PROBLEM DETAILS:
Skip all pictures, then copy the lines from the start of the data through the line with "fill=False, edgecolor='#A0A0A0', linewidth=1.2))", keeping both ends.
........
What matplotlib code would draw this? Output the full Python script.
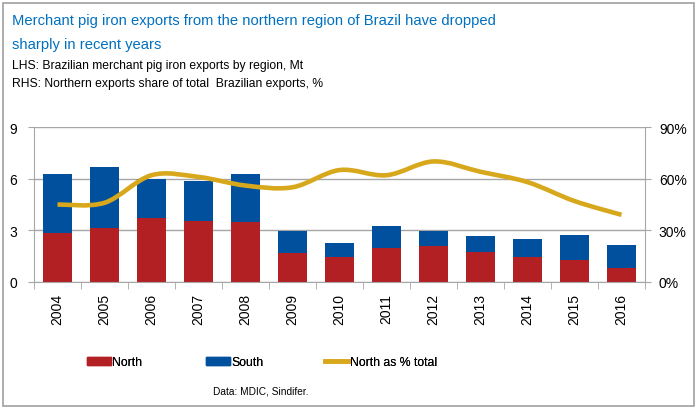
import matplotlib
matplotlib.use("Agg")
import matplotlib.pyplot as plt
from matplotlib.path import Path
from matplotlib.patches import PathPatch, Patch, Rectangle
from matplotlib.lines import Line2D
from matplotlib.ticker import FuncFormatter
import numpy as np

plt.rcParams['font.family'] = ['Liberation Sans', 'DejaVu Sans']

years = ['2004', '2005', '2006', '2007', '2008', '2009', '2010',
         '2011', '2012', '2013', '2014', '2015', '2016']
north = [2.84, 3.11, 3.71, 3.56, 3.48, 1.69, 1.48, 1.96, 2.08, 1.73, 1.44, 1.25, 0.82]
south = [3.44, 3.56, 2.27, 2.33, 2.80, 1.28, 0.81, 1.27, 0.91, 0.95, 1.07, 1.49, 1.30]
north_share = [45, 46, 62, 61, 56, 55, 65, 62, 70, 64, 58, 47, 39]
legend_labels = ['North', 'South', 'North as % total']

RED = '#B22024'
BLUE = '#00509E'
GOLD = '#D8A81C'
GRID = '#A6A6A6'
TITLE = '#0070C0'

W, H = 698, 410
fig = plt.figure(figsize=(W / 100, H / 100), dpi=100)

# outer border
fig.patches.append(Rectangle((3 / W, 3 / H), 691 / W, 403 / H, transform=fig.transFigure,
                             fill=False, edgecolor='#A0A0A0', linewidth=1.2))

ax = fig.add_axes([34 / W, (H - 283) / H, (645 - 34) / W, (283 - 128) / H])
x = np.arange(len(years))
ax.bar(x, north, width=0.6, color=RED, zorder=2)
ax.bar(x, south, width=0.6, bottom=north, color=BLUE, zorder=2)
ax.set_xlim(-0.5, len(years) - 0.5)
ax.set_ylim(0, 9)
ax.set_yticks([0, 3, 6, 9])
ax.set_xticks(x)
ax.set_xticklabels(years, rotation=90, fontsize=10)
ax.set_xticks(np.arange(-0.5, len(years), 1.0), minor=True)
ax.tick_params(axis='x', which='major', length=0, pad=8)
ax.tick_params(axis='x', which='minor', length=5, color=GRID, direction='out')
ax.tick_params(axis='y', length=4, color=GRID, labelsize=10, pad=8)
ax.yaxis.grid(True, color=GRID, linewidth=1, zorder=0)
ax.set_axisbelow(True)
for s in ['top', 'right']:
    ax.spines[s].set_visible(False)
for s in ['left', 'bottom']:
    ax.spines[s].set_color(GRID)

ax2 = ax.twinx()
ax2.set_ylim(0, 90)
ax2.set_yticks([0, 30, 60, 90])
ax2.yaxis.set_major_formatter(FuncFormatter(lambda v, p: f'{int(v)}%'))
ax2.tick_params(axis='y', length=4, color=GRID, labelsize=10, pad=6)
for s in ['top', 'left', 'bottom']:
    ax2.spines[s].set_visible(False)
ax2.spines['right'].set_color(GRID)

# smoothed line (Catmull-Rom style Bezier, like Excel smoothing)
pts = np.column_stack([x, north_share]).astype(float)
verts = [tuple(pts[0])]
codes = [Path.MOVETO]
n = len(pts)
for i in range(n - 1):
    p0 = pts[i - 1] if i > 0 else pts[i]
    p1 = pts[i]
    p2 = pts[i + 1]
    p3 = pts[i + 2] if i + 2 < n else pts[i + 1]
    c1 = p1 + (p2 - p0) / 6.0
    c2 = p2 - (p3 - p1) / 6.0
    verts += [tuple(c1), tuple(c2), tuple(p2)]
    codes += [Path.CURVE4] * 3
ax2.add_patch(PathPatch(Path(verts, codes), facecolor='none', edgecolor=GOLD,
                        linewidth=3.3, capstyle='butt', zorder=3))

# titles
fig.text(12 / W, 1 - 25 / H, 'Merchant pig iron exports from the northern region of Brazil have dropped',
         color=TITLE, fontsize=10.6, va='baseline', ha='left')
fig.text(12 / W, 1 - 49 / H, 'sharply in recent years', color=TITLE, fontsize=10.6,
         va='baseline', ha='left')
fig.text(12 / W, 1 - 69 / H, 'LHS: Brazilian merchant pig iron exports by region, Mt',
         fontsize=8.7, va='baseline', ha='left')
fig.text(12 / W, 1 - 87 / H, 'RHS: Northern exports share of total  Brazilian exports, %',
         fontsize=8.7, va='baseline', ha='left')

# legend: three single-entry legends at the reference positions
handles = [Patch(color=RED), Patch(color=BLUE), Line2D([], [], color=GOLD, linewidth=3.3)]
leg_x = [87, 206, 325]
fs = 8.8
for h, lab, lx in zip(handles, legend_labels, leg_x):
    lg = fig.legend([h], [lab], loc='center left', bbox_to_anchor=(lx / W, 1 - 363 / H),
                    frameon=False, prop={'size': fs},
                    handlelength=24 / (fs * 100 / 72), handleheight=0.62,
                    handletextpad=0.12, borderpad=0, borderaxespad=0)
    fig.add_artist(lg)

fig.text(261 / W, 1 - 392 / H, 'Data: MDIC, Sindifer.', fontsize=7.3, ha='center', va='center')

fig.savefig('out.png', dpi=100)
........
REPLY:
What matplotlib code would draw this? Output the full Python script.
import matplotlib
matplotlib.use("Agg")
import matplotlib.pyplot as plt
from matplotlib.path import Path
from matplotlib.patches import PathPatch, Patch, Rectangle
from matplotlib.lines import Line2D
from matplotlib.ticker import FuncFormatter
import numpy as np

plt.rcParams['font.family'] = ['Liberation Sans', 'DejaVu Sans']

years = ['2004', '2005', '2006', '2007', '2008', '2009', '2010',
         '2011', '2012', '2013', '2014', '2015', '2016']
north = [2.84, 3.11, 3.71, 3.56, 3.48, 1.69, 1.48, 1.96, 2.08, 1.73, 1.44, 1.25, 0.82]
south = [3.44, 3.56, 2.27, 2.33, 2.80, 1.28, 0.81, 1.27, 0.91, 0.95, 1.07, 1.49, 1.30]
north_share = [45, 46, 62, 61, 56, 55, 65, 62, 70, 64, 58, 47, 39]
legend_labels = ['North', 'South', 'North as % total']

RED = '#B22024'
BLUE = '#00509E'
GOLD = '#D8A81C'
GRID = '#A6A6A6'
TITLE = '#0070C0'

W, H = 698, 410
fig = plt.figure(figsize=(W / 100, H / 100), dpi=100)

# outer border
fig.patches.append(Rectangle((3 / W, 3 / H), 691 / W, 403 / H, transform=fig.transFigure,
                             fill=False, edgecolor='#A0A0A0', linewidth=1.2))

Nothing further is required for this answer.